Northrop Grumman reported Q1 sales of $9.9 billion, up 4% year over year, with organic growth of 5%, diluted EPS of $6.14, and backlog rising to $96 billion. Management reaffirmed 2026 sales guidance of $43.5 billion to $44 billion while raising CapEx to $1.85 billion to support B-21 capacity, and highlighted strong momentum in Sentinel, missile defense, and international demand. The call emphasized improved program economics, a 25% B-21 production-rate increase, and potential upside from future awards such as F/A-XX.

Analysis

Northrop is transitioning from a backlog-rich defense contractor into a capacity-constrained industrial platform with embedded pricing power.

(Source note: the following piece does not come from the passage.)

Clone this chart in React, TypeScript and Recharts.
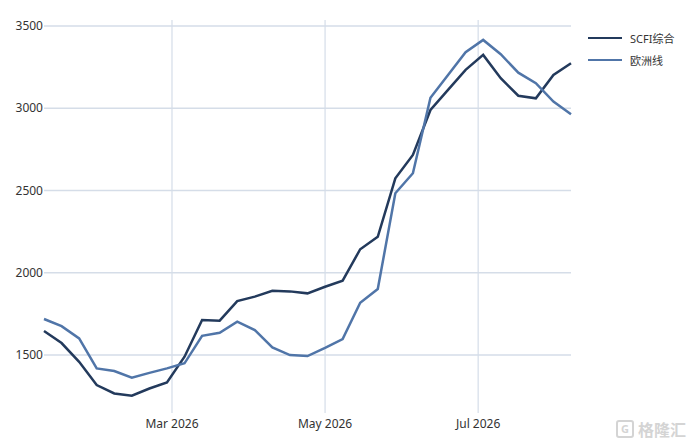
import { LineChart, Line, XAxis, YAxis, ReferenceLine } from 'recharts'

// weekly readings, Fridays
const dates = [
  '2026-01-09', '2026-01-16', '2026-01-23', '2026-01-30', '2026-02-06', '2026-02-13',
  '2026-02-20', '2026-02-27', '2026-03-06', '2026-03-13', '2026-03-20', '2026-03-27',
  '2026-04-03', '2026-04-10', '2026-04-17', '2026-04-24', '2026-05-01', '2026-05-08',
  '2026-05-15', '2026-05-22', '2026-05-29', '2026-06-05', '2026-06-12', '2026-06-19',
  '2026-06-26', '2026-07-03', '2026-07-10', '2026-07-17', '2026-07-24', '2026-07-31',
  '2026-08-07',
]

const scfi = [
  1646, 1573, 1459, 1318, 1267, 1253, 1297, 1334, 1490, 1713, 1709, 1828,
  1855, 1891, 1887, 1875, 1915, 1952, 2143, 2219, 2574, 2716, 2989, 3111,
  3233, 3324, 3182, 3076, 3060, 3202, 3273,
]

const europe = [
  1719, 1676, 1601, 1419, 1403, 1362, 1392, 1419, 1450, 1617, 1636, 1703,
  1652, 1547, 1500, 1494, 1544, 1597, 1818, 1901, 2483, 2605, 3064, 3202,
  3340, 3415, 3328, 3216, 3152, 3040, 2963,
]

const xTickDates = ['2026-03-01', '2026-05-01', '2026-07-01']
const yTicks = [1500, 2000, 2500, 3000, 3500]

const SERIES = [
  { key: 'scfi', name: 'SCFI综合', color: '#233a5c' },
  { key: 'europe', name: '欧洲线', color: '#5075a8' },
]

const MONTHS = ['Jan', 'Feb', 'Mar', 'Apr', 'May', 'Jun', 'Jul', 'Aug', 'Sep', 'Oct', 'Nov', 'Dec']

const toTs = (s: string) => new Date(s + 'T00:00:00Z').getTime()

const data = dates.map((d, i) => ({ t: toTs(d), scfi: scfi[i], europe: europe[i] }))

const FONT = '"Noto Sans", "Noto Sans CJK SC", sans-serif'
const GRID = '#d5dde8'

function fmtMonth(ts: number) {
  const d = new Date(ts)
  return `${MONTHS[d.getUTCMonth()]} ${d.getUTCFullYear()}`
}

export default function App() {
  return (
    <div style={{ position: 'absolute', left: 0, top: 0, width: 692, height: 441, background: '#fff' }}>
      <LineChart width={692} height={441} data={data} margin={{ top: 20, right: 121, bottom: 0, left: 0 }}>
        <XAxis
          dataKey="t"
          type="number"
          scale="time"
          domain={[data[0].t, data[data.length - 1].t]}
          ticks={xTickDates.map(toTs)}
          tickFormatter={fmtMonth}
          axisLine={false}
          tickLine={false}
          tickSize={0}
          tickMargin={6}
          height={28}
          tick={{ fill: '#333', fontSize: 12, fontFamily: FONT }}
        />
        <YAxis
          type="number"
          domain={[1148, 3536]}
          ticks={yTicks}
          axisLine={false}
          tickLine={false}
          tickSize={0}
          tickMargin={1}
          width={44}
          tick={{ fill: '#333', fontSize: 12, fontFamily: FONT }}
        />
        {/* grid */}
        {yTicks.map((v) => (
          <ReferenceLine key={'y' + v} y={v} stroke={GRID} strokeWidth={1.5} />
        ))}
        {xTickDates.map((d) => (
          <ReferenceLine key={'x' + d} x={toTs(d)} stroke={GRID} strokeWidth={1.2} />
        ))}
        {SERIES.map((s) => (
          <Line
            key={s.key}
            dataKey={s.key}
            name={s.name}
            stroke={s.color}
            strokeWidth={2.5}
            dot={false}
            type="linear"
            isAnimationActive={false}
          />
        ))}
      </LineChart>

      {/* legend */}
      <div style={{ position: 'absolute', left: 588, top: 27, fontFamily: FONT, fontSize: 11, color: '#333' }}>
        {SERIES.map((s) => (
          <div key={s.key} style={{ display: 'flex', alignItems: 'center', height: 22 }}>
            <span style={{ display: 'inline-block', width: 34, height: 2.5, background: s.color, marginRight: 8 }} />
            <span>{s.name}</span>
          </div>
        ))}
      </div>

      {/* watermark */}
      <div
        style={{
          position: 'absolute',
          left: 616,
          top: 417,
          display: 'flex',
          alignItems: 'center',
          fontFamily: FONT,
          fontSize: 16,
          color: '#d4d4d4',
          fontWeight: 700,
        }}
      >
        <span
          style={{
            display: 'inline-block',
            width: 14,
            height: 14,
            border: '2px solid #d4d4d4',
            borderRadius: 3,
            marginRight: 4,
            fontSize: 11,
            lineHeight: '14px',
            textAlign: 'center',
          }}
        >
          G
        </span>
        格隆汇
      </div>
    </div>
  )
}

The underappreciated point is that the company is not just growing volume; it is forcing a re-rate of the contract economics by tying customer urgency to long-lead capacity investments, which should improve returns on capital if execution stays clean. That makes the stock less about near-term EPS beats and more about the durability of the revenue slope into 2027-2029. The second-order beneficiary set is broader than NOC itself. Solid rocket motor suppliers, facility/equipment vendors, and high-reliability aerospace subcontractors should see a multi-year capital cycle as Northrop funds new capacity and dual-sources more critical inputs. On the flip side, peers that rely on slower-moving legacy platforms may face a more visible growth gap if Northrop converts B-21, Sentinel, and missile-defense demand faster than the rest of the sector. The biggest competitive risk is not demand destruction; it is execution bottlenecks in labor, tooling, and supplier qualification that can push cash conversion out by 12-18 months. The market may be underestimating the embedded option value in the next 2-3 quarters. F/A-XX, export approvals, and additional missile-defense awards are all binary catalysts that can add upside without requiring a major change in the 2026 base case. The contrarian risk is that investors over-index on order strength and ignore the cash drag from the capex step-up; if B-21 spending ramps faster than customer funding or milestone payments, free cash flow could disappoint even as reported sales improve. Near term, the stock should trade on award cadence and margin trajectory, not backlog size alone.